Auch das TV-Publikum war beim Trumps Amtseinführung geringer als bei Reagan, Obama, Carter und Nixon. Auf den Protest der internationalen Medien hin antwortete die Trump-Beraterin Kellyanne Conway, Spicer habe keine Falschaussage gemacht, sondern lediglich »alternative Fakten« präsentiert. Das Trump noch viel drastischer lügt als seine Vorgänger im Amt und das Gros seiner Politiker-Kollegen, darauf will ich jetzt nicht eingehen, sondern darauf hinweisen, dass die spirituelle Szene diese nun »postfaktisch« genannte Haltung mit ihrem stereotyp wiederholten Mem »Jeder kreiert sich seine Realität selbst« gut vorbereitet hat. ‚Wir Spiris‘ haben uns nun also immerhin in dieser Hinsicht … peinlich, peinlich … als Avantgarde erwiesen: Die Seichtspiritualität hat den Rechtspopulismus mit vorbereitet und mit ihrem »Es ist wie es ist« (Subtext: Wir müssen nur lernen es hinzunehmen) dem konsum- und wachstumsgeilen Neokapitalismus hin die Hände gespielt.

Obamas Nemesis

Am 23. Juli habe ich in meinem Blog über Trump als Obamas Nemesis geschrieben.

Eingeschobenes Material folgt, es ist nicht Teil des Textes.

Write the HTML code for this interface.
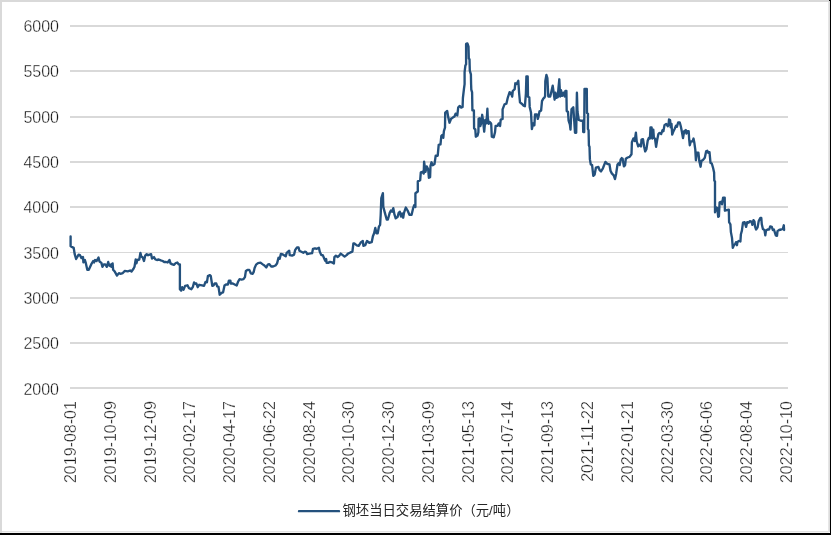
<!DOCTYPE html>
<html><head><meta charset="utf-8"><title>chart</title>
<style>
html,body{margin:0;padding:0;background:#fff;}
body{width:831px;height:535px;overflow:hidden;font-family:"Liberation Sans",sans-serif;}
svg{display:block;}
svg .t{will-change:opacity;}
svg text{font-family:"Liberation Sans",sans-serif;font-size:16px;fill:#141414;stroke:#ffffff;stroke-width:0.35px;}
</style></head><body>
<svg width="831" height="535" viewBox="0 0 831 535">
<rect x="0" y="0" width="831" height="535" fill="#ffffff"/>
<g shape-rendering="crispEdges">
<rect x="0" y="0" width="831" height="2" fill="#d9d9d9"/>
<rect x="0" y="0" width="2" height="533" fill="#d9d9d9"/>
<rect x="2" y="531" width="827" height="1" fill="#e2e2e2"/>
<rect x="2" y="532" width="827" height="1" fill="#f2f2f2"/>
<rect x="828" y="2" width="1" height="530" fill="#e6e6e6"/>
<rect x="829" y="2" width="1" height="530" fill="#dcdcdc"/>
<rect x="0" y="533" width="831" height="2" fill="#000000"/>
<rect x="830" y="0" width="1" height="535" fill="#000000"/>
<rect x="829" y="0" width="1" height="1" fill="#000000"/>
</g>
<g fill="#d9d9d9" shape-rendering="crispEdges">
<rect x="70" y="25" width="718" height="2"/>
<rect x="70" y="70" width="718" height="2"/>
<rect x="70" y="116" width="718" height="2"/>
<rect x="70" y="161" width="718" height="2"/>
<rect x="70" y="206" width="718" height="2"/>
<rect x="70" y="252" width="718" height="1"/>
<rect x="70" y="297" width="718" height="2"/>
<rect x="70" y="342" width="718" height="2"/>
<rect x="70" y="387" width="718" height="2"/>
</g>
<g class="t" text-anchor="end">
<text x="59" y="32.10">6000</text>
<text x="59" y="77.42">5500</text>
<text x="59" y="122.74">5000</text>
<text x="59" y="168.06">4500</text>
<text x="59" y="213.38">4000</text>
<text x="59" y="258.70">3500</text>
<text x="59" y="304.02">3000</text>
<text x="59" y="349.34">2500</text>
<text x="59" y="394.66">2000</text>
</g>
<g class="t" text-anchor="end">
<text transform="translate(76.10,401.2) rotate(-90)">2019-08-01</text>
<text transform="translate(115.86,401.2) rotate(-90)">2019-10-09</text>
<text transform="translate(155.62,401.2) rotate(-90)">2019-12-09</text>
<text transform="translate(195.38,401.2) rotate(-90)">2020-02-17</text>
<text transform="translate(235.14,401.2) rotate(-90)">2020-04-17</text>
<text transform="translate(274.90,401.2) rotate(-90)">2020-06-22</text>
<text transform="translate(314.66,401.2) rotate(-90)">2020-08-24</text>
<text transform="translate(354.42,401.2) rotate(-90)">2020-10-30</text>
<text transform="translate(394.18,401.2) rotate(-90)">2020-12-30</text>
<text transform="translate(433.94,401.2) rotate(-90)">2021-03-09</text>
<text transform="translate(473.70,401.2) rotate(-90)">2021-05-13</text>
<text transform="translate(513.46,401.2) rotate(-90)">2021-07-14</text>
<text transform="translate(553.22,401.2) rotate(-90)">2021-09-13</text>
<text transform="translate(592.98,401.2) rotate(-90)">2021-11-22</text>
<text transform="translate(632.74,401.2) rotate(-90)">2022-01-21</text>
<text transform="translate(672.50,401.2) rotate(-90)">2022-03-30</text>
<text transform="translate(712.26,401.2) rotate(-90)">2022-06-06</text>
<text transform="translate(752.02,401.2) rotate(-90)">2022-08-04</text>
<text transform="translate(791.78,401.2) rotate(-90)">2022-10-10</text>
</g>
<polyline fill="none" stroke="#24517d" stroke-width="2.35" stroke-linejoin="round" stroke-linecap="round" points="70.6,236.5 70.6,246.2 73.7,247.9 74.7,254.2 76.1,259.0 78.6,254.7 80.0,255.2 81.5,258.1 83.0,257.1 83.4,262.4 84.9,260.0 85.9,263.4 87.3,269.7 88.8,269.7 91.2,264.4 93.2,261.0 94.1,262.4 95.1,260.0 96.6,261.0 98.5,257.6 99.5,261.5 101.4,262.9 102.4,266.8 103.8,264.4 105.3,264.4 106.8,266.8 108.2,262.0 109.2,265.4 110.6,266.3 111.1,264.4 111.6,266.8 112.6,263.4 113.1,269.7 114.5,271.2 117.0,275.6 118.9,273.1 120.4,273.8 122.8,273.1 124.7,270.9 127.7,271.4 130.1,270.5 131.5,271.5 133.5,268.8 134.5,266.8 135.7,259.5 136.4,263.4 137.4,260.0 139.3,259.5 140.4,252.9 141.3,256.6 142.8,257.6 144.0,261.0 145.2,255.7 146.7,254.2 148.1,255.2 151.1,254.2 152.0,258.6 154.0,257.1 155.4,259.5 156.9,260.0 158.8,259.5 160.8,260.3 162.7,261.0 164.2,262.0 166.1,262.0 167.6,262.5 169.5,260.0 170.5,263.4 172.4,264.4 173.9,264.9 175.8,263.0 177.3,262.5 178.8,264.4 179.9,264.4 179.9,289.2 181.2,290.6 182.2,287.2 183.6,289.7 185.1,285.8 187.5,285.3 189.0,288.2 191.4,289.2 192.9,286.8 194.1,282.4 195.3,283.8 196.3,283.4 197.7,287.2 199.2,284.8 202.1,285.3 204.0,285.8 205.5,281.9 206.9,282.4 207.9,276.1 208.9,275.6 209.9,275.1 210.8,276.1 211.3,279.5 212.3,285.8 213.7,285.3 214.7,283.4 216.3,283.5 217.2,286.4 218.5,286.9 219.7,294.7 221.6,292.8 223.1,292.3 224.5,285.5 226.0,284.5 227.9,284.5 228.9,280.6 230.4,280.6 230.8,283.5 232.8,283.5 234.7,284.5 236.7,285.5 238.1,281.6 239.6,279.2 241.5,279.6 243.5,279.2 244.9,277.2 245.9,270.9 247.4,269.9 249.3,269.9 250.8,273.3 252.7,273.8 253.7,271.9 254.6,268.0 256.1,264.6 258.0,263.1 260.5,262.6 262.4,264.1 264.4,265.5 266.3,267.5 267.8,264.6 269.2,264.1 271.2,266.5 273.1,266.5 275.5,265.5 277.0,263.6 278.5,257.8 279.7,258.7 280.9,253.9 282.8,254.4 285.7,256.3 286.7,252.9 289.2,250.7 289.7,255.1 292.1,255.6 294.1,254.6 295.1,250.2 297.0,247.3 298.5,247.3 299.4,250.7 301.4,251.7 303.3,252.7 304.8,251.7 306.2,252.2 307.2,254.1 309.2,253.6 312.1,253.2 313.0,248.8 315.0,248.3 316.9,248.8 318.9,247.8 319.8,251.7 321.3,255.1 322.8,255.1 324.2,258.5 325.2,260.9 326.2,259.0 326.6,262.9 328.1,262.9 330.0,261.9 332.0,262.4 333.9,263.4 334.4,257.0 335.9,255.6 337.8,257.0 339.3,255.6 340.7,253.6 342.7,255.1 344.6,256.6 346.6,255.1 348.0,253.6 350.0,252.7 352.4,251.7 353.4,243.4 354.3,243.4 356.8,245.4 358.7,245.9 361.0,242.2 362.8,241.0 363.4,245.8 365.2,245.2 367.0,241.0 369.3,242.8 371.7,242.2 372.9,236.2 374.1,233.2 375.3,227.9 376.5,233.2 377.7,233.2 378.9,226.7 380.1,224.9 380.7,214.7 381.3,198.0 382.9,193.2 383.3,206.9 384.9,212.9 386.7,219.5 387.9,219.5 389.7,212.9 390.9,210.5 392.1,211.7 393.3,208.1 394.5,214.7 395.7,218.3 397.5,217.1 398.7,212.9 399.8,211.7 401.0,216.5 402.2,213.5 403.2,217.7 404.0,212.9 405.8,207.5 407.6,210.5 409.4,214.7 411.6,214.7 413.0,208.7 414.2,205.1 415.4,206.9 415.4,193.3 417.8,191.5 417.8,181.4 420.2,180.2 420.8,172.4 422.5,171.8 423.7,173.6 424.1,161.7 425.5,171.8 426.7,166.4 428.2,169.4 428.9,177.8 430.1,177.2 430.5,165.8 431.5,162.3 432.7,165.2 434.5,164.1 435.7,155.7 437.7,155.7 438.7,144.9 440.5,144.3 441.3,136.0 442.2,135.0 443.3,137.8 443.9,131.1 445.0,127.7 445.2,112.6 447.2,110.9 448.3,117.6 449.5,122.7 451.1,118.8 452.8,117.6 454.5,116.5 455.6,113.7 457.3,115.4 458.2,107.6 459.6,105.9 461.2,107.6 462.6,107.0 462.9,98.0 464.0,88.5 464.6,84.2 464.6,72.2 465.4,65.4 466.1,64.3 466.1,43.9 467.4,43.4 468.5,46.6 468.8,58.6 469.5,59.1 469.8,70.6 470.9,74.3 471.1,84.2 471.3,89.6 472.1,92.4 472.4,110.4 473.9,110.4 474.1,128.3 475.3,129.4 475.8,136.7 477.5,135.6 478.4,132.2 478.6,118.8 479.7,118.2 480.3,126.1 481.4,122.7 482.2,114.8 483.1,121.0 484.2,131.7 485.3,119.9 486.5,123.3 487.4,108.7 487.8,117.6 488.7,123.8 489.8,122.1 491.0,123.3 491.2,124.0 491.8,136.7 493.7,137.4 495.0,132.3 495.6,125.9 497.5,125.9 498.8,123.4 500.1,125.9 500.7,119.6 502.6,118.9 502.6,109.4 504.5,104.3 506.4,103.7 507.7,98.0 509.6,92.2 510.9,92.9 512.2,96.7 512.8,91.0 514.7,89.1 515.3,83.3 516.6,84.0 518.3,80.8 519.1,92.9 520.0,102.4 521.7,103.7 523.6,105.6 524.9,106.2 525.9,93.5 526.4,76.4 527.7,76.4 528.0,96.7 529.3,97.3 529.7,106.9 531.0,112.6 531.9,129.1 533.1,123.4 534.4,125.3 535.0,114.5 536.9,114.5 537.8,118.9 538.8,115.1 539.5,111.3 541.1,110.7 542.0,101.1 543.3,98.6 544.6,97.3 545.1,95.9 545.3,81.3 546.4,74.9 547.4,78.1 548.3,96.5 550.2,96.5 551.4,91.4 552.7,85.7 553.7,92.7 554.6,99.7 555.5,92.7 556.5,97.8 557.8,97.1 558.4,88.9 559.3,79.3 560.1,96.5 561.0,90.2 562.2,95.9 563.5,92.7 564.8,96.5 565.4,90.8 566.4,90.8 566.7,111.1 568.0,111.8 568.6,120.7 569.9,124.5 570.5,129.6 571.5,109.2 573.3,107.3 574.3,121.9 575.0,132.7 576.2,132.7 576.9,92.7 577.5,111.8 578.8,120.0 580.7,120.7 583.0,120.7 583.2,132.1 584.2,132.1 584.5,88.9 586.8,88.9 587.0,113.0 588.0,113.7 587.9,128.9 588.6,130.2 588.9,145.4 589.5,146.7 589.9,159.4 590.8,164.5 592.1,165.1 593.3,175.9 594.6,174.7 595.9,167.7 598.4,167.0 599.7,170.2 601.0,171.5 602.9,168.3 605.4,161.9 607.3,163.9 609.5,164.5 610.5,170.8 611.8,173.4 613.7,175.3 615.0,179.1 616.2,173.4 617.5,164.5 618.8,163.2 619.7,165.1 620.7,159.4 621.7,158.1 622.6,158.8 623.9,166.4 625.1,165.1 625.8,158.8 627.7,157.5 629.6,156.9 631.5,154.3 631.9,142.2 633.4,138.4 634.7,141.0 635.9,132.7 636.7,141.3 638.2,146.4 639.3,144.7 641.0,146.4 641.5,139.7 643.0,139.1 644.1,146.4 645.2,151.4 646.4,149.2 647.7,140.8 648.8,138.0 649.9,138.5 650.5,127.3 651.6,127.3 652.2,138.5 653.3,129.6 653.9,138.0 655.0,138.5 656.1,146.9 657.2,139.7 658.4,134.0 659.5,132.9 661.2,134.0 662.5,130.1 663.4,131.2 664.5,125.1 666.2,123.9 667.7,126.2 668.5,125.1 669.0,119.5 670.1,120.0 670.7,127.3 671.5,123.9 672.2,134.6 673.5,131.2 674.6,129.0 676.0,125.6 676.9,126.8 678.2,122.3 679.7,122.3 680.8,126.2 681.9,131.8 683.0,138.0 684.2,131.2 685.8,130.1 686.4,133.5 687.5,131.2 688.7,131.2 689.2,139.7 689.8,145.3 690.9,141.3 692.6,141.3 693.5,138.5 694.3,142.5 695.4,150.3 695.3,150.2 695.9,160.3 696.8,152.7 698.4,152.7 699.3,161.0 700.6,166.7 701.4,161.0 703.2,159.7 704.8,157.8 706.1,151.4 707.3,150.8 708.2,152.7 709.5,152.1 710.5,162.9 711.8,163.5 713.1,168.0 714.1,172.4 714.3,180.7 715.0,181.3 715.0,212.2 716.3,207.5 717.3,208.0 718.2,216.9 718.9,216.4 719.6,202.3 721.0,201.8 722.0,204.4 723.1,197.6 724.7,197.6 724.9,210.7 726.8,210.1 728.8,209.6 729.1,222.2 730.4,224.3 730.9,232.1 732.0,237.9 732.8,247.8 733.9,245.2 735.1,244.2 736.0,242.1 737.0,245.2 737.4,242.1 738.8,241.0 740.4,241.5 740.9,234.2 741.9,230.6 743.0,222.7 744.6,222.2 746.1,226.9 747.2,222.2 748.7,222.7 749.8,221.1 751.4,221.7 752.4,224.8 753.5,220.1 754.5,221.7 755.0,226.4 756.1,229.5 757.6,227.4 758.7,221.1 760.3,218.0 761.3,218.0 761.8,224.3 762.9,229.0 764.5,230.0 765.3,235.3 766.0,230.6 767.6,229.5 769.2,229.5 770.2,226.4 771.8,226.9 772.8,230.0 773.9,229.5 774.9,232.6 775.8,235.3 777.0,235.8 777.5,231.1 779.1,230.0 781.2,229.5 782.8,229.0 783.8,225.3 784.1,230.0"/>
<line x1="299" y1="511.15" x2="339" y2="511.15" stroke="#24517d" stroke-width="2.4" stroke-linecap="round"/>
<text x="342.5" y="515" textLength="177" lengthAdjust="spacingAndGlyphs" style="font-family:'Liberation Sans','Noto Sans CJK SC',sans-serif;font-size:13.5px;fill:#262626;stroke:none;">钢坯当日交易结算价（元/吨）</text>
</svg>
</body></html>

Auch danach habe ich an verschiedenen Stellen immer wieder über Trump geschrieben, als Sympton und als Ursache, so z.B. in der Dez.-Ausgabe von KGS-Berlin über den Trump-Schock und in mindestens einem meiner Dialoge mit Martin Frischknecht von der Schweizer Zeitschrift Spuren. Andere haben das ausführlicher, besser und genauer getan, wobei ich allerdings die archetypische Dimension des Umgangs mit der männlichen Kraft vermisst habe und deshalb am 23. Juli in mein Blog schrieb: »Zu sehr hat Obama versucht ein Guter zu sein. Nun blickt er in Donald Trump der Fratze seiner Nemesis entgegen.«

Eine sehr gute aktuelle Zusammenfassung des Trump-Schocks als Identitätskrise des Westens fand ich bei dem holländischen Autoren Luc Sala, der v.a. auf Englisch schreibt, aber auch Deutsch spricht. Ich habe ihn voriges Jahr auf der Entheo-Science.de getroffen und möchte ihn im Mai besuchen.